Want to understand the context of how sex crimes were viewed in the ’70s, another era? The New York Times has a “a less widely noted probation officer’s report prepared in September of 1977 [that] gives a jarring reminder that Mr. Polanski’s behavior at the time was being treated by key officials more as an exercise of bad judgment than as a vicious assault.”
One psychiatrist who examined Mr. Polanski, Alvin E. Davis, found he was not mentally ill or disordered, and not “a sexual deviate.” “He is of superior intelligence, has good judgement and strong moral and ethical values,” the report said of Dr. Davis’s conclusions.
“He is not a pedophile,” Dr.

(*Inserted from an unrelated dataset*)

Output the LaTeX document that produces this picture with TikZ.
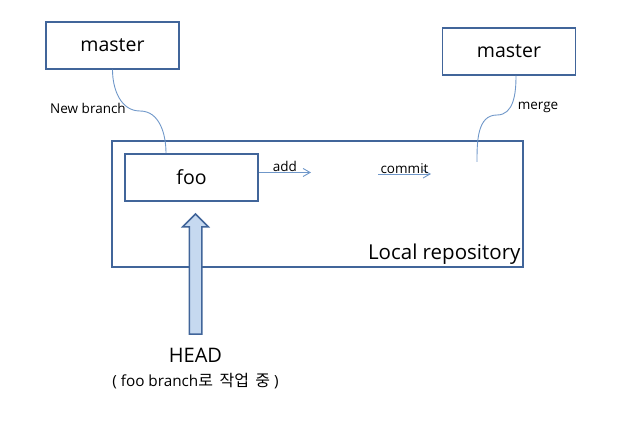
\documentclass[tikz,border=0pt]{standalone}
\usepackage{fontspec}
\setmainfont{Open Sans}
\newfontfamily\krfont[WordSpace=1.8]{Noto Sans CJK KR}
\usetikzlibrary{arrows.meta,positioning,shapes.arrows}
\definecolor{boxblue}{HTML}{41659A}
\definecolor{linkblue}{HTML}{6F97C9}
\definecolor{headfill}{HTML}{C6D9F0}

\begin{document}
\begin{tikzpicture}[x=1pt,y=1pt,>={Straight Barb[length=7pt,width=8pt]},semithick,
    branch/.style={draw=boxblue,line width=1.5pt,minimum width=133pt,minimum height=47pt,
                   font=\fontsize{19.5}{22}\selectfont},
    repo/.style={draw=boxblue,line width=1.5pt,minimum width=411pt,minimum height=126pt},
    link/.style={draw=linkblue,line width=0.9pt},
    tag/.style={font=\fontsize{13.5}{15}\selectfont,inner sep=1pt},
    headarrow/.style={single arrow,draw=boxblue,fill=headfill,line width=1.5pt,
                      minimum height=120pt,inner sep=5.5pt,single arrow head extend=6.5pt,rotate=90}]
    \useasboundingbox (0,0) rectangle (629,433);

    \node[repo] (repo) at (317.5,229) {};
    \node[branch] (master) at (112.5,387.5) {master};
    \node[branch] (newmaster) at (509,381.5) {master};
    \node[branch] (foo) at (191.5,255.5) {foo};
    \node[anchor=south east,inner sep=3pt,font=\fontsize{20.5}{22}\selectfont]
        (repolabel) at (repo.south east) {Local repository};

    \coordinate (branchbend) at (140,322);
    \coordinate (mergebend) at (497,318);
    \coordinate (mergeend) at (477,271);
    \coordinate (addend) at (311,260.5);
    \coordinate (commitstart) at (378,259);
    \coordinate (commitend) at (431,259);

    \draw[link] (master.south) to[out=-90,in=180] (branchbend)
                to[out=0,in=90] ([xshift=-25.5pt]foo.north);
    \draw[link] ([xshift=7pt]newmaster.south) to[out=-90,in=0] (mergebend)
                to[out=180,in=90] (mergeend);
    \node[tag] (branchlabel) at (88,325) {New branch};
    \node[tag] (mergelabel) at (538,326) {merge};

    \draw[link,->] (foo.east |- addend) -- (addend) node[tag,midway,above,inner sep=0.5pt] {add};
    \draw[link,->] (commitstart) -- (commitend) node[tag,midway,above,inner sep=0pt] {commit};

    \node[headarrow,anchor=tip] (headarrow) at (195.5,220) {};
    \node[font=\fontsize{20}{22}\selectfont] (head) at (195.5,78) {HEAD};
    \node[font=\fontsize{15.3}{17}\selectfont] (headnote) [below=3.5pt of head]
        {( foo branch{\krfont\fontsize{16}{17}\selectfont 로 작업 중} )};
\end{tikzpicture}
\end{document}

Davis is quoted as saying. “The offense occurred as an isolated instance of transient poor judgement and loss of normal inhibitions in circumstances of intimacy and collaboration in creative work, and with some coincidental alcohol and drug intoxication.”
Throughout this report he is viewed in a very sympathetic light.
The New York Times also talked to David Wells the former prosecutor who lied to documentary filmmaker Marina Zenovich, in the key piece of evidence evinced in the film, “Roman Polanski: Wanted And Desired.” Wells doesn’t say much, but adds, “I had to own up.”
They also spoke to Zenovich who added to her previous statement suggesting that Polanski’s attorneys still have a case even if Wells was lying. “Even if Dave Wells were to be lying, we still have a judge who was instructing the prosecutor and defense lawyer on how to behave, and doing it based on how he would look in the media.”
Plus the Times also has an interesting piece on the lenient reaction of the French because of cultural differences and laissez-faire attitude.